>> START Data shown

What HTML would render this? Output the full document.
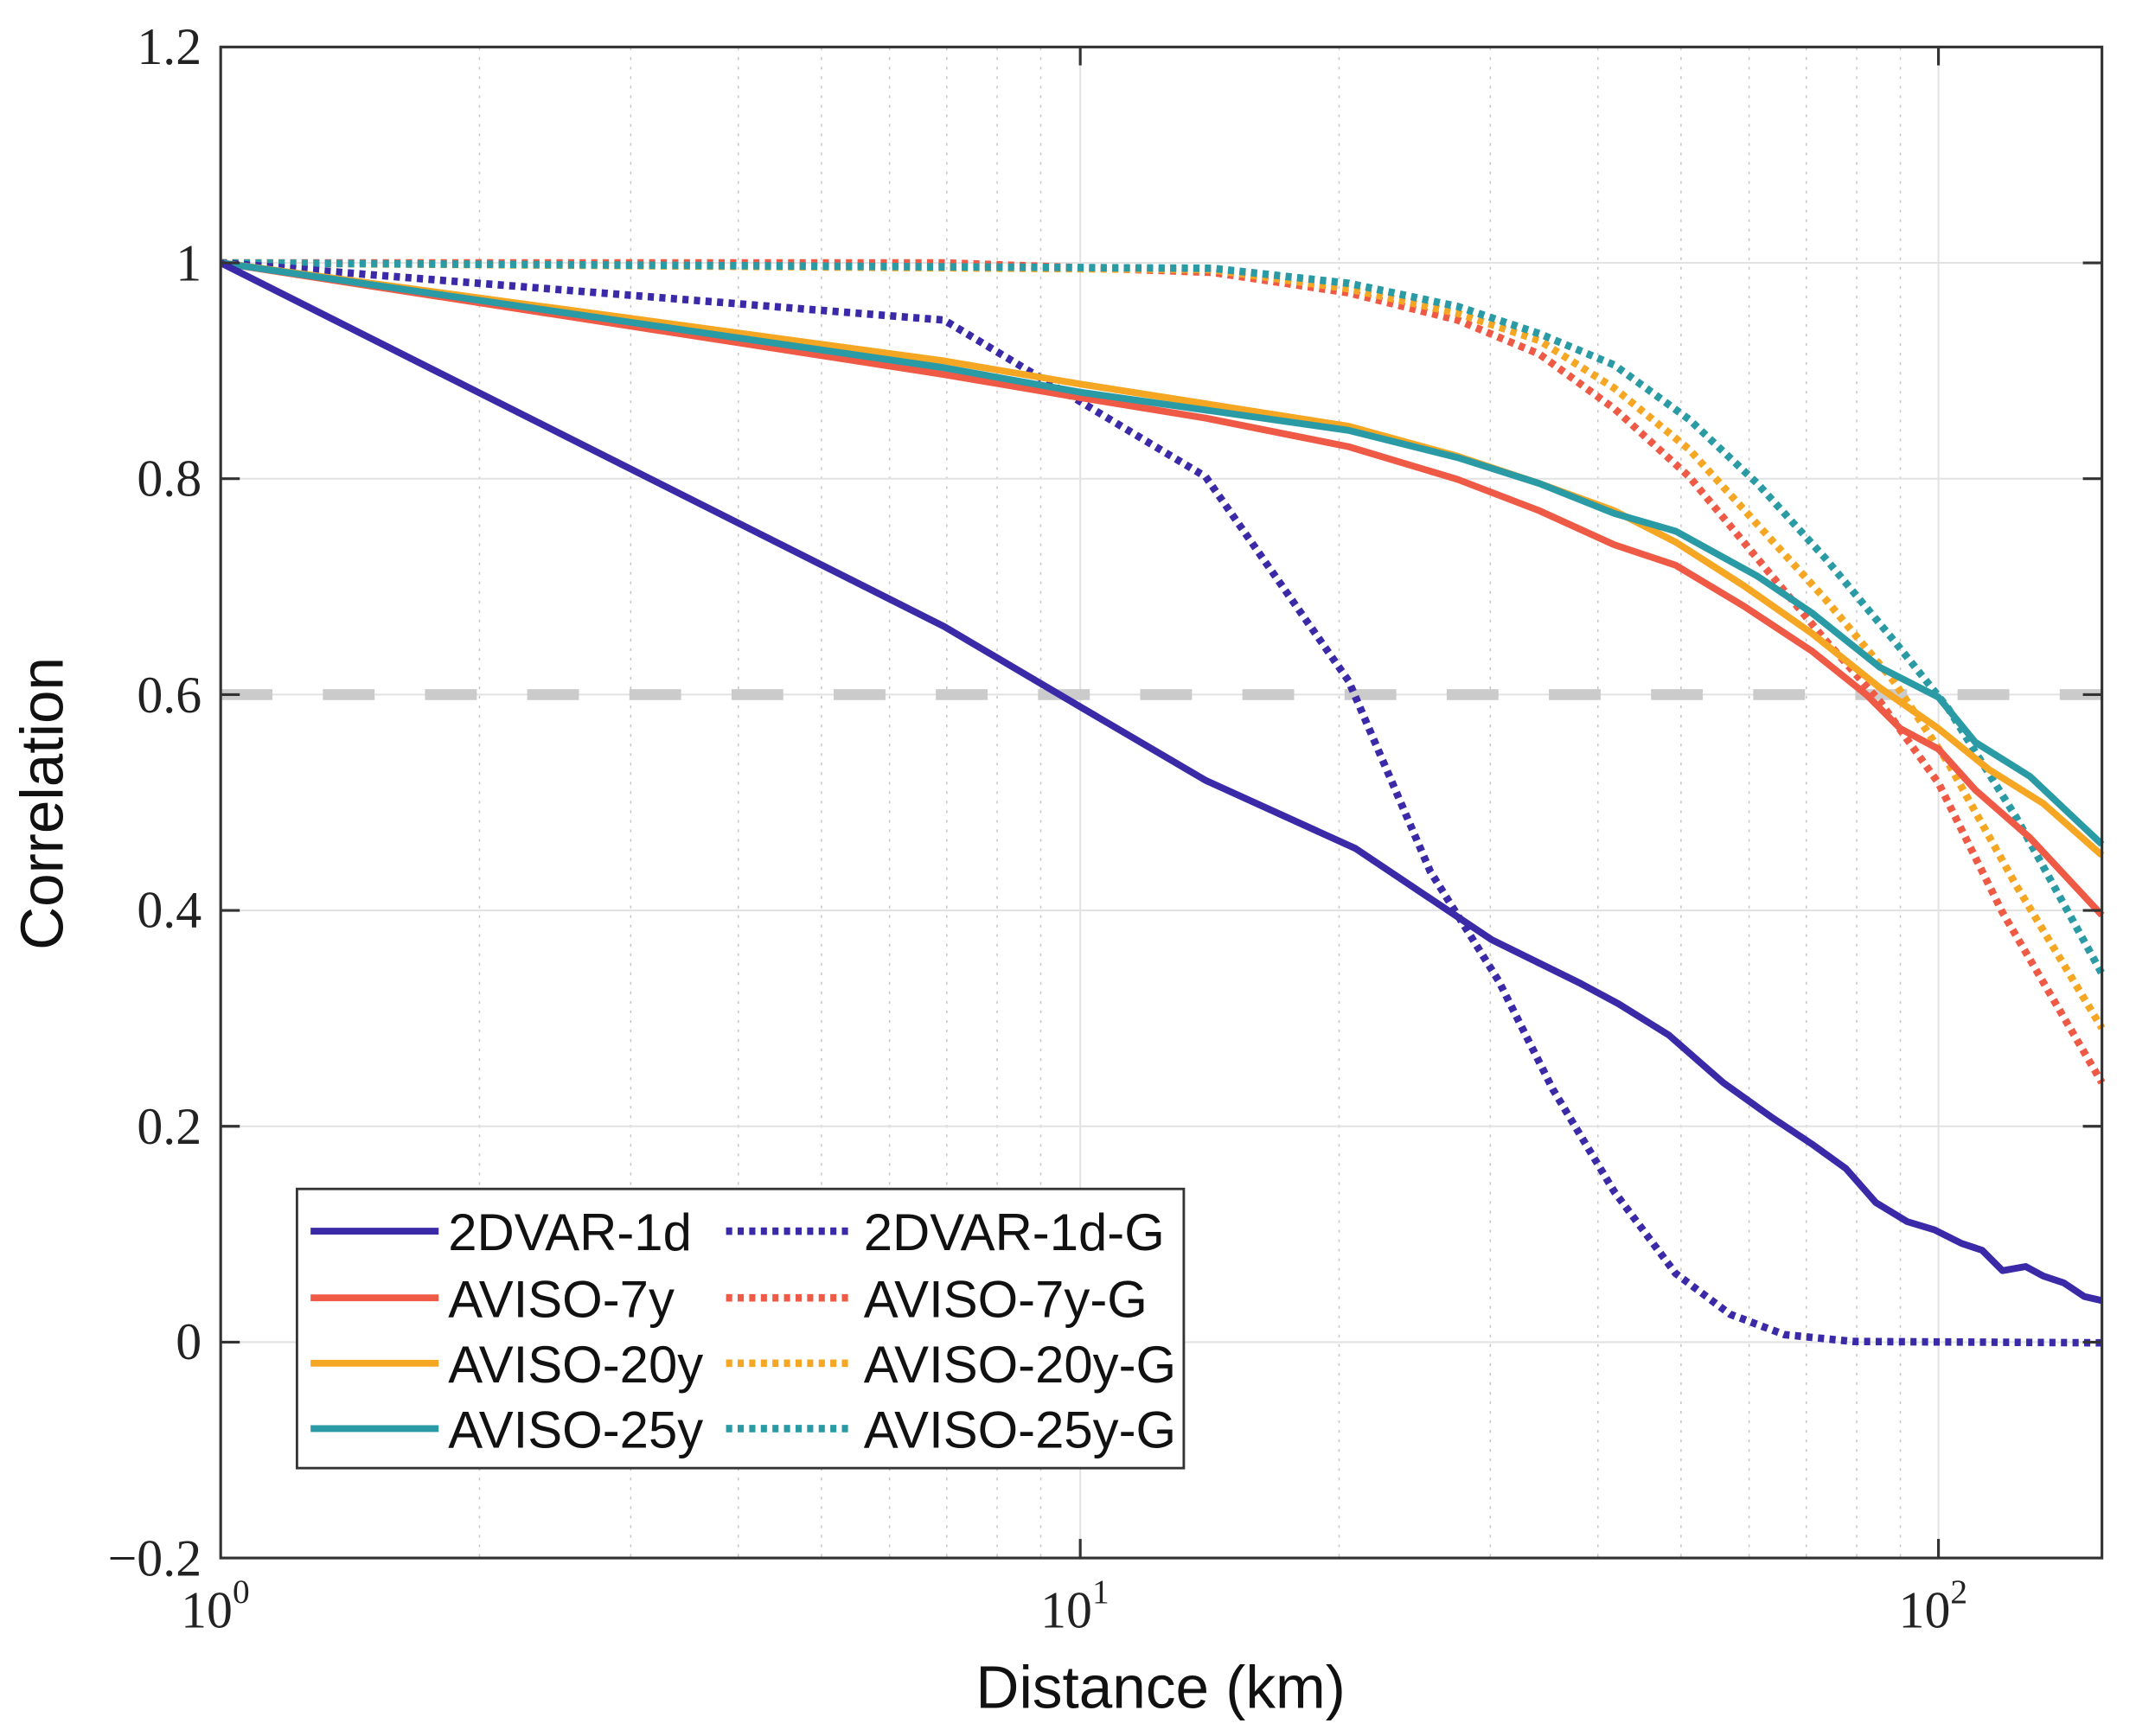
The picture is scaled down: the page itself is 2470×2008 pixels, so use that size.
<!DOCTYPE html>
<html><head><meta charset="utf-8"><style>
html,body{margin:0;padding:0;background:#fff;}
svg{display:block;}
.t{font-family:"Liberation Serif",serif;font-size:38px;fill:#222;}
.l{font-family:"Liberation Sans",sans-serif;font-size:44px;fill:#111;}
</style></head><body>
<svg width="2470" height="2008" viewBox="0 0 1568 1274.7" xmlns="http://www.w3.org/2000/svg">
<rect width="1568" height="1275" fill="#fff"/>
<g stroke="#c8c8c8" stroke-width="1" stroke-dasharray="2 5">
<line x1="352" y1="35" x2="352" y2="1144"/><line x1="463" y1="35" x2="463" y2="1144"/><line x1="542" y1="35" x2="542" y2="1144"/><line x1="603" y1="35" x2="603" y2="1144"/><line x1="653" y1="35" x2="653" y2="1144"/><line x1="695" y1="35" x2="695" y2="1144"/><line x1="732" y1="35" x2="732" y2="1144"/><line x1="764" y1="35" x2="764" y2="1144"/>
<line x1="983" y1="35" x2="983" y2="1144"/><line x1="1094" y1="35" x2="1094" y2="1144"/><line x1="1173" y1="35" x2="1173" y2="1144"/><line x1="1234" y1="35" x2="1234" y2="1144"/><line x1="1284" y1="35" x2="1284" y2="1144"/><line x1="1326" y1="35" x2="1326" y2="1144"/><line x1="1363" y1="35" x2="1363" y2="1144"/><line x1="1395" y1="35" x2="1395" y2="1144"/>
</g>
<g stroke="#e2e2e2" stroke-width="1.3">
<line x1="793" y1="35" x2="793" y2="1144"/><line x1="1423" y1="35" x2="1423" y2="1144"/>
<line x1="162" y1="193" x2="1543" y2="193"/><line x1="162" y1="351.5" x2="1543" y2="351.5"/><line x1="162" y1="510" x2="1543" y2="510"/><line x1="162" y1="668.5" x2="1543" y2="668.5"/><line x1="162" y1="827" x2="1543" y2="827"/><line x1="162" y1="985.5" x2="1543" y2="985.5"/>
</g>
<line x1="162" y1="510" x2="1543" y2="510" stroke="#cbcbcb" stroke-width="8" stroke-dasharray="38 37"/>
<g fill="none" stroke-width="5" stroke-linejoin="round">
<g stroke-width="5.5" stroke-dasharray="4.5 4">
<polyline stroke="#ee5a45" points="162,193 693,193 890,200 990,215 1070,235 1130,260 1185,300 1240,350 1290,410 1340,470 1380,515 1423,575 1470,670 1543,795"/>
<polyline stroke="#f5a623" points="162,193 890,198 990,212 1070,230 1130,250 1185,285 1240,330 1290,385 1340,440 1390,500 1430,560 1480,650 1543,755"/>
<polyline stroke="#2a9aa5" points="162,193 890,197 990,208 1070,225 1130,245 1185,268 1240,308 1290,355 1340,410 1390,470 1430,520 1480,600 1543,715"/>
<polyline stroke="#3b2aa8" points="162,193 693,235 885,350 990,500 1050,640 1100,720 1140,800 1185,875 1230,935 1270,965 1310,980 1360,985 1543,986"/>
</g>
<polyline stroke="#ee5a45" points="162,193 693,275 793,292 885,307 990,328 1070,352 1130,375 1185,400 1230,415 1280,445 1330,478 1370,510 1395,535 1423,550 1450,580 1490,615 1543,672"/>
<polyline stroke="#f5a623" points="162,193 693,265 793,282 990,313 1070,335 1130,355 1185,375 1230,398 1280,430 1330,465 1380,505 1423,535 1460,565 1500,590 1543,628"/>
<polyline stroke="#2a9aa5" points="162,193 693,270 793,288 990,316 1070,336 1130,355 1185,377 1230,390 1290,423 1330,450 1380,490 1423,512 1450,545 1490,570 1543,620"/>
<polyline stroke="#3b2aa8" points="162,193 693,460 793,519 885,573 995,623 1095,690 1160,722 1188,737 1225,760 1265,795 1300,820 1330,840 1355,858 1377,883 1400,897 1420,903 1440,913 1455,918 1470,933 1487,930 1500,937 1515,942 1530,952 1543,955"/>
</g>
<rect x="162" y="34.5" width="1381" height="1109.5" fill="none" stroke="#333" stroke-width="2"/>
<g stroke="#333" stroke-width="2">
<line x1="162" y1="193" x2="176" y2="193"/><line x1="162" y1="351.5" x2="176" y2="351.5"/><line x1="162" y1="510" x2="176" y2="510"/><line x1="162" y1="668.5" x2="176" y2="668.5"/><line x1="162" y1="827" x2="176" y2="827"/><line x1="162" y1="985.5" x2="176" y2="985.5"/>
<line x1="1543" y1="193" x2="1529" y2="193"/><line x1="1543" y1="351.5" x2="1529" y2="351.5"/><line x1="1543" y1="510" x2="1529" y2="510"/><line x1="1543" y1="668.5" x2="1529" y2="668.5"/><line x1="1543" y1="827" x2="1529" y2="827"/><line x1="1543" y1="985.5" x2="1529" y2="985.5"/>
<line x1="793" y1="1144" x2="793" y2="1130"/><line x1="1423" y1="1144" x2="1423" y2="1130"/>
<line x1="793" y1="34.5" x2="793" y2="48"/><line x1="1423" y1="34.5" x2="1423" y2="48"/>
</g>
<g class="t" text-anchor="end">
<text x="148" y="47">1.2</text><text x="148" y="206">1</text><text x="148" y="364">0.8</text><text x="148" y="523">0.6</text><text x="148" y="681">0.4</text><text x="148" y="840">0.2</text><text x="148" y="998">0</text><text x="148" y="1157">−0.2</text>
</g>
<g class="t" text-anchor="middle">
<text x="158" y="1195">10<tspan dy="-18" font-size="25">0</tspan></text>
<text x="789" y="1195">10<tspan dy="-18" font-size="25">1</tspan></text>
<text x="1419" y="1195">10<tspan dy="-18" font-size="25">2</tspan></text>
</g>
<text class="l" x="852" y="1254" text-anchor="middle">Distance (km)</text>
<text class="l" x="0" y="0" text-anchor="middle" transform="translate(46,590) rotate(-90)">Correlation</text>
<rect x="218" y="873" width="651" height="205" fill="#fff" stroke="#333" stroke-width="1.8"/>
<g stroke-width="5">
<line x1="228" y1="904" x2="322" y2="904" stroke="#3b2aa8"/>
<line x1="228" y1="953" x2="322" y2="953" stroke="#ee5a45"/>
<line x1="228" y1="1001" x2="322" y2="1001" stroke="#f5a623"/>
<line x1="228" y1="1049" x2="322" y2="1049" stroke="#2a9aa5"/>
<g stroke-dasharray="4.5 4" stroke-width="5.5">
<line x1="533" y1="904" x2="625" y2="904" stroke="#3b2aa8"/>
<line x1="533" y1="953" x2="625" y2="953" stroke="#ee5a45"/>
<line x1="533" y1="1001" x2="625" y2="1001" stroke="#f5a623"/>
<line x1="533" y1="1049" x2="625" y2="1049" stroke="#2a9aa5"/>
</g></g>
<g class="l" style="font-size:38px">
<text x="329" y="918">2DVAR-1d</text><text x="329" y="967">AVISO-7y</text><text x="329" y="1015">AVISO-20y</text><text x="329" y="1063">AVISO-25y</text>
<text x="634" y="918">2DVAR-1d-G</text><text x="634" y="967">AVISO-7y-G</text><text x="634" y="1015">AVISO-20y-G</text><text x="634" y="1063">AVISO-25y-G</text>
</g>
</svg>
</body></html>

>> END Data shown

Work required:
Write the material out again exactly as it appears, dropping the pictures.

Problem solution:
What HTML would render this? Output the full document.
The picture is scaled down: the page itself is 2470×2008 pixels, so use that size.
<!DOCTYPE html>
<html><head><meta charset="utf-8"><style>
html,body{margin:0;padding:0;background:#fff;}
svg{display:block;}
.t{font-family:"Liberation Serif",serif;font-size:38px;fill:#222;}
.l{font-family:"Liberation Sans",sans-serif;font-size:44px;fill:#111;}
</style></head><body>
<svg width="2470" height="2008" viewBox="0 0 1568 1274.7" xmlns="http://www.w3.org/2000/svg">
<rect width="1568" height="1275" fill="#fff"/>
<g stroke="#c8c8c8" stroke-width="1" stroke-dasharray="2 5">
<line x1="352" y1="35" x2="352" y2="1144"/><line x1="463" y1="35" x2="463" y2="1144"/><line x1="542" y1="35" x2="542" y2="1144"/><line x1="603" y1="35" x2="603" y2="1144"/><line x1="653" y1="35" x2="653" y2="1144"/><line x1="695" y1="35" x2="695" y2="1144"/><line x1="732" y1="35" x2="732" y2="1144"/><line x1="764" y1="35" x2="764" y2="1144"/>
<line x1="983" y1="35" x2="983" y2="1144"/><line x1="1094" y1="35" x2="1094" y2="1144"/><line x1="1173" y1="35" x2="1173" y2="1144"/><line x1="1234" y1="35" x2="1234" y2="1144"/><line x1="1284" y1="35" x2="1284" y2="1144"/><line x1="1326" y1="35" x2="1326" y2="1144"/><line x1="1363" y1="35" x2="1363" y2="1144"/><line x1="1395" y1="35" x2="1395" y2="1144"/>
</g>
<g stroke="#e2e2e2" stroke-width="1.3">
<line x1="793" y1="35" x2="793" y2="1144"/><line x1="1423" y1="35" x2="1423" y2="1144"/>
<line x1="162" y1="193" x2="1543" y2="193"/><line x1="162" y1="351.5" x2="1543" y2="351.5"/><line x1="162" y1="510" x2="1543" y2="510"/><line x1="162" y1="668.5" x2="1543" y2="668.5"/><line x1="162" y1="827" x2="1543" y2="827"/><line x1="162" y1="985.5" x2="1543" y2="985.5"/>
</g>
<line x1="162" y1="510" x2="1543" y2="510" stroke="#cbcbcb" stroke-width="8" stroke-dasharray="38 37"/>
<g fill="none" stroke-width="5" stroke-linejoin="round">
<g stroke-width="5.5" stroke-dasharray="4.5 4">
<polyline stroke="#ee5a45" points="162,193 693,193 890,200 990,215 1070,235 1130,260 1185,300 1240,350 1290,410 1340,470 1380,515 1423,575 1470,670 1543,795"/>
<polyline stroke="#f5a623" points="162,193 890,198 990,212 1070,230 1130,250 1185,285 1240,330 1290,385 1340,440 1390,500 1430,560 1480,650 1543,755"/>
<polyline stroke="#2a9aa5" points="162,193 890,197 990,208 1070,225 1130,245 1185,268 1240,308 1290,355 1340,410 1390,470 1430,520 1480,600 1543,715"/>
<polyline stroke="#3b2aa8" points="162,193 693,235 885,350 990,500 1050,640 1100,720 1140,800 1185,875 1230,935 1270,965 1310,980 1360,985 1543,986"/>
</g>
<polyline stroke="#ee5a45" points="162,193 693,275 793,292 885,307 990,328 1070,352 1130,375 1185,400 1230,415 1280,445 1330,478 1370,510 1395,535 1423,550 1450,580 1490,615 1543,672"/>
<polyline stroke="#f5a623" points="162,193 693,265 793,282 990,313 1070,335 1130,355 1185,375 1230,398 1280,430 1330,465 1380,505 1423,535 1460,565 1500,590 1543,628"/>
<polyline stroke="#2a9aa5" points="162,193 693,270 793,288 990,316 1070,336 1130,355 1185,377 1230,390 1290,423 1330,450 1380,490 1423,512 1450,545 1490,570 1543,620"/>
<polyline stroke="#3b2aa8" points="162,193 693,460 793,519 885,573 995,623 1095,690 1160,722 1188,737 1225,760 1265,795 1300,820 1330,840 1355,858 1377,883 1400,897 1420,903 1440,913 1455,918 1470,933 1487,930 1500,937 1515,942 1530,952 1543,955"/>
</g>
<rect x="162" y="34.5" width="1381" height="1109.5" fill="none" stroke="#333" stroke-width="2"/>
<g stroke="#333" stroke-width="2">
<line x1="162" y1="193" x2="176" y2="193"/><line x1="162" y1="351.5" x2="176" y2="351.5"/><line x1="162" y1="510" x2="176" y2="510"/><line x1="162" y1="668.5" x2="176" y2="668.5"/><line x1="162" y1="827" x2="176" y2="827"/><line x1="162" y1="985.5" x2="176" y2="985.5"/>
<line x1="1543" y1="193" x2="1529" y2="193"/><line x1="1543" y1="351.5" x2="1529" y2="351.5"/><line x1="1543" y1="510" x2="1529" y2="510"/><line x1="1543" y1="668.5" x2="1529" y2="668.5"/><line x1="1543" y1="827" x2="1529" y2="827"/><line x1="1543" y1="985.5" x2="1529" y2="985.5"/>
<line x1="793" y1="1144" x2="793" y2="1130"/><line x1="1423" y1="1144" x2="1423" y2="1130"/>
<line x1="793" y1="34.5" x2="793" y2="48"/><line x1="1423" y1="34.5" x2="1423" y2="48"/>
</g>
<g class="t" text-anchor="end">
<text x="148" y="47">1.2</text><text x="148" y="206">1</text><text x="148" y="364">0.8</text><text x="148" y="523">0.6</text><text x="148" y="681">0.4</text><text x="148" y="840">0.2</text><text x="148" y="998">0</text><text x="148" y="1157">−0.2</text>
</g>
<g class="t" text-anchor="middle">
<text x="158" y="1195">10<tspan dy="-18" font-size="25">0</tspan></text>
<text x="789" y="1195">10<tspan dy="-18" font-size="25">1</tspan></text>
<text x="1419" y="1195">10<tspan dy="-18" font-size="25">2</tspan></text>
</g>
<text class="l" x="852" y="1254" text-anchor="middle">Distance (km)</text>
<text class="l" x="0" y="0" text-anchor="middle" transform="translate(46,590) rotate(-90)">Correlation</text>
<rect x="218" y="873" width="651" height="205" fill="#fff" stroke="#333" stroke-width="1.8"/>
<g stroke-width="5">
<line x1="228" y1="904" x2="322" y2="904" stroke="#3b2aa8"/>
<line x1="228" y1="953" x2="322" y2="953" stroke="#ee5a45"/>
<line x1="228" y1="1001" x2="322" y2="1001" stroke="#f5a623"/>
<line x1="228" y1="1049" x2="322" y2="1049" stroke="#2a9aa5"/>
<g stroke-dasharray="4.5 4" stroke-width="5.5">
<line x1="533" y1="904" x2="625" y2="904" stroke="#3b2aa8"/>
<line x1="533" y1="953" x2="625" y2="953" stroke="#ee5a45"/>
<line x1="533" y1="1001" x2="625" y2="1001" stroke="#f5a623"/>
<line x1="533" y1="1049" x2="625" y2="1049" stroke="#2a9aa5"/>
</g></g>
<g class="l" style="font-size:38px">
<text x="329" y="918">2DVAR-1d</text><text x="329" y="967">AVISO-7y</text><text x="329" y="1015">AVISO-20y</text><text x="329" y="1063">AVISO-25y</text>
<text x="634" y="918">2DVAR-1d-G</text><text x="634" y="967">AVISO-7y-G</text><text x="634" y="1015">AVISO-20y-G</text><text x="634" y="1063">AVISO-25y-G</text>
</g>
</svg>
</body></html>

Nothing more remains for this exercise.